Wednesday, April 22, 2009

Longer Term S&P 500 Chart Update


I haven't shown this chart before but I did show a very similar Andrews Pitchfork chart of the New York Stock Exchange back in December of 2006. That post highlighted the probability of a substantial top developing in the NYSE. Which was indeed accurate. (You can find the post by looking in the December 2006 archives or searching the site for Andrews Pitchfork. I would encourage you to review that post if you haven't already.)

The above chart is similar to the December 2006 post in that we are looking at the S&P from the 1982 stock market low that marked the end of a multi-decade bear market starting in 1966. The 1982 low formed the foundation for the greatest bull market in history lasting until 2000 or 2007 depending on the measurement criteria. ie, The S&P and Nasdaq bull market ended in 2000 yet the NYSE and CRB bull market ended in 2007. As we have written on numerous occasions and in different contexts, these tops are likely to last a generation.
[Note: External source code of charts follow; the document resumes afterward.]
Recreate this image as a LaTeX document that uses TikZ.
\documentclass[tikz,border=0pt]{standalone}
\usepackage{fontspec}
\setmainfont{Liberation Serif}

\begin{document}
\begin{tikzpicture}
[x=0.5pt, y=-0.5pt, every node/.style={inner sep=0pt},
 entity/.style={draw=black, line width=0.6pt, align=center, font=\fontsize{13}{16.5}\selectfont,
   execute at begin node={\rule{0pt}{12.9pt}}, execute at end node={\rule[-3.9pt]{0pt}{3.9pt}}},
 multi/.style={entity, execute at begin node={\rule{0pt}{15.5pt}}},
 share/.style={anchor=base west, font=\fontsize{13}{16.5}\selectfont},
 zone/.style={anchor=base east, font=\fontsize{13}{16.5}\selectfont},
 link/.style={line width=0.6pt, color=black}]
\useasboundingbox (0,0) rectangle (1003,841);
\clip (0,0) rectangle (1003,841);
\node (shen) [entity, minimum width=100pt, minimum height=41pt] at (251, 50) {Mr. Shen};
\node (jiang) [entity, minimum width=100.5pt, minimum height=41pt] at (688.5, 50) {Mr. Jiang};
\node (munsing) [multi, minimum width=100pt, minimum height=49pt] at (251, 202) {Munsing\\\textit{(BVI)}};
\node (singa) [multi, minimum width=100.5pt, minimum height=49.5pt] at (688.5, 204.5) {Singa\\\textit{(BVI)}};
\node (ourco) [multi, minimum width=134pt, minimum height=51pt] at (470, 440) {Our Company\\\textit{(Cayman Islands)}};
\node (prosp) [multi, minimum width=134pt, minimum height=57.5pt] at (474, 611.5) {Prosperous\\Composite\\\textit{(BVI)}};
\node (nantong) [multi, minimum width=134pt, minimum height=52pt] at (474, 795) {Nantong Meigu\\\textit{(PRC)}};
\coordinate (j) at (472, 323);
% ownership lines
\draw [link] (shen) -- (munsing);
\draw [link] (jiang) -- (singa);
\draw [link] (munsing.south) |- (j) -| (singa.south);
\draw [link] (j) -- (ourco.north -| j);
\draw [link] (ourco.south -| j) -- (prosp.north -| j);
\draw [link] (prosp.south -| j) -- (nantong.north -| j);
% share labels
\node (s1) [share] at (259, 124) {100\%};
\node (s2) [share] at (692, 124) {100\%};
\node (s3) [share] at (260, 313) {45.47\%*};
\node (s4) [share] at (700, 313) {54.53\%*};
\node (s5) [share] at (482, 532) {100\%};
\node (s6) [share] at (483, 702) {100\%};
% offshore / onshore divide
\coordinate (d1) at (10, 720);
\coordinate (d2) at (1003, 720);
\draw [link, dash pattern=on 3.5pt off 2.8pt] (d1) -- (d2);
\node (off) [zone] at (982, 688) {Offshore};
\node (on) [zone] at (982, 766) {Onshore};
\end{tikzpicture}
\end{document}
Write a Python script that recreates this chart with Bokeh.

Or as we wrote specifically as it pertained to commodities - possibly thirty or more years. Or as we wrote with regards to oil, I believe it is highly reasonable to conclude we have set the all-time peak in the price of oil. Sorry peak oilers, we have been critical of your voodoo science often on here. Including when the oil bubble was still going up.

The above trendline off of the 1982 price low has held for twenty seven years and counting. You will notice the trendline was pierced with the recent 2009 correction. But, the trendline has held. As we have written on here, major trendlines are first points of repulsion then points of breakage. So when we hit that line in February, traders started buying (repulsion). But, as we wrote in another post regarding a different S&P trendline, a retest of that low would result in the trendline breaking due to overriding fundamentals. And, indeed that trendline did ultimately break. This trendline will almost assuredly break as well. It's simply a matter of when.

All of the prattling that this rally is telling us the fundamentals are improving is nonsense. We may have stabilized at some lower economic level with all of the infusion of capital into the economy, but there are no signs of anything improving substantially other than more debt. Debt to solve a problem aided by too much debt. That's rich. This rally is not based on a capitulation low caused by associated fundamentals. It was a technical trader's low after hitting this trendline. Bottoms to an environment such as this will most surely be made on fundamentals not Wall Street gaming the market and getting on the boob tube to chortle about the bear market being over.

Shorter term, it will be interesting to see if the market can hold above the upper trendline that was recently pierced.